▸ **Short problem**
Of all the lines in the material, how many include the word "this"? Give only the number.

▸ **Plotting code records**

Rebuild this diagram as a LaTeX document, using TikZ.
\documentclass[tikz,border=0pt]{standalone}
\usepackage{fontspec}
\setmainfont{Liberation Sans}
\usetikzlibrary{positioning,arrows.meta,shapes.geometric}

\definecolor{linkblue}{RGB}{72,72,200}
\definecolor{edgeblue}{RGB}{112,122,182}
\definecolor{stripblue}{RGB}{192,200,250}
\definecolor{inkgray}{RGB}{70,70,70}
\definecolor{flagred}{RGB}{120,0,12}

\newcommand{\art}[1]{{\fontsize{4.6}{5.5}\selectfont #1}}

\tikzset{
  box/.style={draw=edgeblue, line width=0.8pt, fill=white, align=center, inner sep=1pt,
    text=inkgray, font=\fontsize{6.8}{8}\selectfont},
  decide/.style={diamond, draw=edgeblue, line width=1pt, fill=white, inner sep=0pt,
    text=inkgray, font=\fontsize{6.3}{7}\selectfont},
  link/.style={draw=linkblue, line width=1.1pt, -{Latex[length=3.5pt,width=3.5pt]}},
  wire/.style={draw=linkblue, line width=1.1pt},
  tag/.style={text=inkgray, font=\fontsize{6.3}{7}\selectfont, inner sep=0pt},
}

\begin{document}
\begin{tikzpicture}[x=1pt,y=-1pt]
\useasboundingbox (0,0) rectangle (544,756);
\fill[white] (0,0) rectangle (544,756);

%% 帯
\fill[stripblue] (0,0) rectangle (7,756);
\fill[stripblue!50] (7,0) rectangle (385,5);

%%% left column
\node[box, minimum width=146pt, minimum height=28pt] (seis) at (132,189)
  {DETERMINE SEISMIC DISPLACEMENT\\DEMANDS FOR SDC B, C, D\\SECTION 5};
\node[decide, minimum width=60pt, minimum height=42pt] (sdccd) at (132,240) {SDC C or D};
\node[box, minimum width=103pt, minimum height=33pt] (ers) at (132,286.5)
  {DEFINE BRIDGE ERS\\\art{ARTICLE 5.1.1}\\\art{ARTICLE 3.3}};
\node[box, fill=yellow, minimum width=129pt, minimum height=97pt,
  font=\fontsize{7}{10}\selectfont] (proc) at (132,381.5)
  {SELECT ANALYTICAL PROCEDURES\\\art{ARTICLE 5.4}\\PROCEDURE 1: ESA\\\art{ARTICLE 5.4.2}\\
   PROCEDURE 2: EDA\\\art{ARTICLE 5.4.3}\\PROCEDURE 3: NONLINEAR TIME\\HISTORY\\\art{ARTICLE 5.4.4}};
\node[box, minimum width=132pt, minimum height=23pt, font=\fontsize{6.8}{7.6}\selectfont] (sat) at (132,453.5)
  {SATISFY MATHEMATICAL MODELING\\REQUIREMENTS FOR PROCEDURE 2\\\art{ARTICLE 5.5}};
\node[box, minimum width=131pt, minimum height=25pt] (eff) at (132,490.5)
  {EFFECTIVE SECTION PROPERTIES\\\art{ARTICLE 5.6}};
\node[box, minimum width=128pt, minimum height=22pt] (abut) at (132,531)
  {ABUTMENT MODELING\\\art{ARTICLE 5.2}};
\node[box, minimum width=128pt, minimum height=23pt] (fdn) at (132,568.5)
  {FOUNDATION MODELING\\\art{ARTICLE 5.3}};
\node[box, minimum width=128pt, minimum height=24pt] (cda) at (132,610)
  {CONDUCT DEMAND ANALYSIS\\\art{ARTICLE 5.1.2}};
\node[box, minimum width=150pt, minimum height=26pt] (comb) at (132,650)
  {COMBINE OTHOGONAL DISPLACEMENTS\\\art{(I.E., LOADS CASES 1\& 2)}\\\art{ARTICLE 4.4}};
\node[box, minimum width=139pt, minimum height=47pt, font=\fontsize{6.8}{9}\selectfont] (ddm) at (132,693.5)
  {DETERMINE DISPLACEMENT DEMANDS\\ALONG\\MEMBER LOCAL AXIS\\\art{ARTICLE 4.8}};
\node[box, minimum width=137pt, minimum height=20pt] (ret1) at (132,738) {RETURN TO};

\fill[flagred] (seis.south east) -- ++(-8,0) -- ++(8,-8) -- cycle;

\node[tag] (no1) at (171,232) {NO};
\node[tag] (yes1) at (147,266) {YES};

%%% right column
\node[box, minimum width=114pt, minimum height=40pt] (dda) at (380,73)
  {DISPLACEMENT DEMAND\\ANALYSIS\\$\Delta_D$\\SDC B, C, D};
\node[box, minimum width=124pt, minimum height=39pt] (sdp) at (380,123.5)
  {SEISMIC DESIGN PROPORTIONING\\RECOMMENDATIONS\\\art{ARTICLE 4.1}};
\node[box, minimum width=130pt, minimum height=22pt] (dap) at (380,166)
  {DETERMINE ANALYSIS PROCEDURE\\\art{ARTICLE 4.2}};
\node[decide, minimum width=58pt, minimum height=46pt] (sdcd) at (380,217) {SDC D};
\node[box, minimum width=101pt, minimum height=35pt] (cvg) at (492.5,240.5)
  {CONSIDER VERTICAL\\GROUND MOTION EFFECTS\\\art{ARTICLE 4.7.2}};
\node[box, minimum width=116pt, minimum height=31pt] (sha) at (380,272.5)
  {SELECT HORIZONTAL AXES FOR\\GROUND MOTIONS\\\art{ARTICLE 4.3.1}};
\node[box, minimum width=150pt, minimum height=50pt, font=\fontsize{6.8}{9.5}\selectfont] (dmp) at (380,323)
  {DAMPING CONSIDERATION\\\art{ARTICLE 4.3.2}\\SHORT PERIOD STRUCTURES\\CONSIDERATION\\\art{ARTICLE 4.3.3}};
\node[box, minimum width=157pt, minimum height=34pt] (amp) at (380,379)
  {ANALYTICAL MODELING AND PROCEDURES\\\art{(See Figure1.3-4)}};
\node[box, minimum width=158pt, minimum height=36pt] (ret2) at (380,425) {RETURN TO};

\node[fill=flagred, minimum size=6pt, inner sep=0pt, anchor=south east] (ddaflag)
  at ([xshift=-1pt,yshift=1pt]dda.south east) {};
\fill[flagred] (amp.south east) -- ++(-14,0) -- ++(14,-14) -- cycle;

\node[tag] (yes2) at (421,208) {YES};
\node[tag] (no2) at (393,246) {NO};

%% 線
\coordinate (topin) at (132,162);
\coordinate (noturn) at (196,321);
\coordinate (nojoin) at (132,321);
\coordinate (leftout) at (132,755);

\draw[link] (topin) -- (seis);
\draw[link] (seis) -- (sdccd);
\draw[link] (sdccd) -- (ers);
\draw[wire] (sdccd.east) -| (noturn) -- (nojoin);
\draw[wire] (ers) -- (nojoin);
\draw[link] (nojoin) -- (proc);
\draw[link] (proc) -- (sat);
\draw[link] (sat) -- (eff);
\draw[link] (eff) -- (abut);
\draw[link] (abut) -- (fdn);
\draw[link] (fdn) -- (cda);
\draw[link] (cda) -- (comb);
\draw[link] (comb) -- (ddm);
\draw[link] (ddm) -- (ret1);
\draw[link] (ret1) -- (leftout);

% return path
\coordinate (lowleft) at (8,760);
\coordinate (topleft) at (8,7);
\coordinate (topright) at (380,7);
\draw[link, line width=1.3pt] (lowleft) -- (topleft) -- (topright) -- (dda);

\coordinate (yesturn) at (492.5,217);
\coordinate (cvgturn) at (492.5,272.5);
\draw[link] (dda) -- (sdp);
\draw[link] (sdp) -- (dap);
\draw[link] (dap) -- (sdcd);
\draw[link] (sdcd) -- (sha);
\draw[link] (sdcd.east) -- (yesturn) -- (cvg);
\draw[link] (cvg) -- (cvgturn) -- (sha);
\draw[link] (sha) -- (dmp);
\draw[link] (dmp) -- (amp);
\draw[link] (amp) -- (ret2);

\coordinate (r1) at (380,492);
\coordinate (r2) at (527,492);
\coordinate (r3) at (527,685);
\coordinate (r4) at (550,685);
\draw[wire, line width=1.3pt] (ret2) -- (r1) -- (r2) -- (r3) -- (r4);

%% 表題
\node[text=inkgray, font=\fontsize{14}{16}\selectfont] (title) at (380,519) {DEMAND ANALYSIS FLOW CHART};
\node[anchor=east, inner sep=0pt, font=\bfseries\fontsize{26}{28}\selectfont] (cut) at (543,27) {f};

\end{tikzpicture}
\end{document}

* * *

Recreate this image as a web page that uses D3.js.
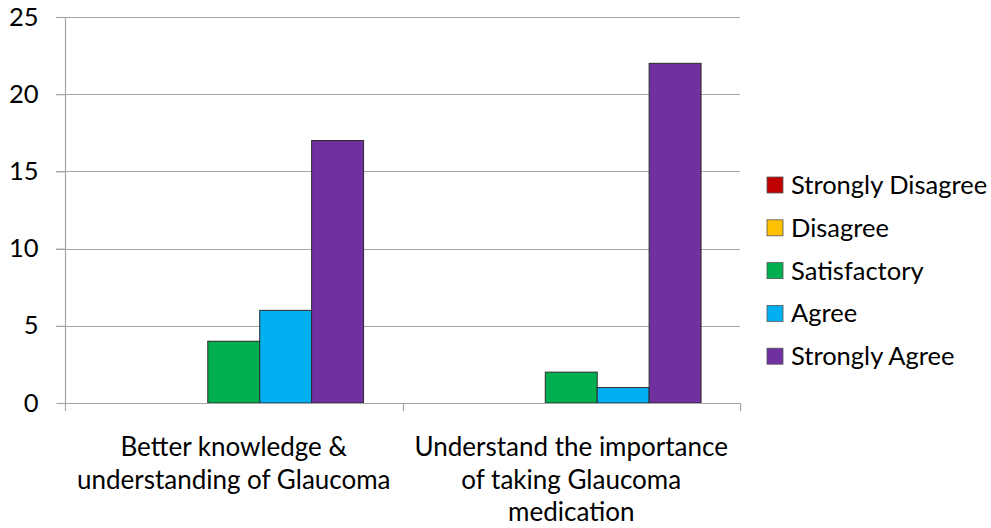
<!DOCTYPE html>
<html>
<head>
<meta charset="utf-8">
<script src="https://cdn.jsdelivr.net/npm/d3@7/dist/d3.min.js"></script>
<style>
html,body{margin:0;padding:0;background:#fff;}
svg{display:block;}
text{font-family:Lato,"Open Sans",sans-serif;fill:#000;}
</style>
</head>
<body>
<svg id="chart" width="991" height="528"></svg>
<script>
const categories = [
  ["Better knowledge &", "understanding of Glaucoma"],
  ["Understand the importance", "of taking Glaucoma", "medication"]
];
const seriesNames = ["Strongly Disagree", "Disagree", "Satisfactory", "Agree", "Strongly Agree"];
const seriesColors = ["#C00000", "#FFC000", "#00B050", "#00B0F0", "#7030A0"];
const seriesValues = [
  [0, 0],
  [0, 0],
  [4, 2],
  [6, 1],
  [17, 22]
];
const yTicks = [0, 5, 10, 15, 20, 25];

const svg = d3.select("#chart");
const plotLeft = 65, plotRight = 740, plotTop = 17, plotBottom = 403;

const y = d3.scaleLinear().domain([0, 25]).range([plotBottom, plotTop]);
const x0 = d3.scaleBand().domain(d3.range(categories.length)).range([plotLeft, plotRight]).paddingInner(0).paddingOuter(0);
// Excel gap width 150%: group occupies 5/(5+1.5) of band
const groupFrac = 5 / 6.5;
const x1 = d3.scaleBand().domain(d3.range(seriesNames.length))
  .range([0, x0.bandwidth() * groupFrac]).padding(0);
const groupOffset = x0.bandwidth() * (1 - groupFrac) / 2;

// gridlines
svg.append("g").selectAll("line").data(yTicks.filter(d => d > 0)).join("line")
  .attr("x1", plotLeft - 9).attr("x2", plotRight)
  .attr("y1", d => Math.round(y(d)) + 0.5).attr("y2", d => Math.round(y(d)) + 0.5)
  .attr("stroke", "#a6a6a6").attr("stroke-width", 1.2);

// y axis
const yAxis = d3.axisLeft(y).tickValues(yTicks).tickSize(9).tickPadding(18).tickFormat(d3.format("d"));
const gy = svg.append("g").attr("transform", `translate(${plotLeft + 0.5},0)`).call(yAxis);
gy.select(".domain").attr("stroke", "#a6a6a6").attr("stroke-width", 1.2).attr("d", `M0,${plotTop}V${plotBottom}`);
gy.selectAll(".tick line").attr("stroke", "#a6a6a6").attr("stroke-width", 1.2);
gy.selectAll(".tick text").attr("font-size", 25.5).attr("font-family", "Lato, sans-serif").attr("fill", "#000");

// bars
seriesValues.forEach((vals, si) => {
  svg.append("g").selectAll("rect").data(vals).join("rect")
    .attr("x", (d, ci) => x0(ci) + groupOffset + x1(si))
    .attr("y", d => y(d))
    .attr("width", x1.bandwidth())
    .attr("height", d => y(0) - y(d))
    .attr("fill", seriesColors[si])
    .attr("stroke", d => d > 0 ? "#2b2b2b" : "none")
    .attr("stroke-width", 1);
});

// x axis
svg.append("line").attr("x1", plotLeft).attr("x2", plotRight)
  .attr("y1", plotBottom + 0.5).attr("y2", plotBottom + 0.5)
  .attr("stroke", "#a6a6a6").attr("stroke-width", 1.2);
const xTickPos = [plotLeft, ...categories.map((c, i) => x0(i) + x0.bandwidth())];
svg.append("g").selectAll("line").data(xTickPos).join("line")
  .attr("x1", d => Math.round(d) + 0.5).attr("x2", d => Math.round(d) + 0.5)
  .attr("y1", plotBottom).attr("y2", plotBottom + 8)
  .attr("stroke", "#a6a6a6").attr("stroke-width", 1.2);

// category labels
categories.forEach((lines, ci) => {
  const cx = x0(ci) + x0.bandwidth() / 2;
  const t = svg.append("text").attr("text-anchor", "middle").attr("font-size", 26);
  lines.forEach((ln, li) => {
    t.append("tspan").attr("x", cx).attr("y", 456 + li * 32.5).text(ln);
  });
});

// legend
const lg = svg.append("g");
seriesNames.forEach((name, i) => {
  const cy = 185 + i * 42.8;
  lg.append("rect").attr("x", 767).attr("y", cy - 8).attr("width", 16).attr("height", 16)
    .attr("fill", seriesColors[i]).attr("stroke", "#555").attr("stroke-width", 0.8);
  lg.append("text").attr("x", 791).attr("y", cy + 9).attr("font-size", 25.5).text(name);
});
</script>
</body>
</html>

▸ **Reply to the exercise**
2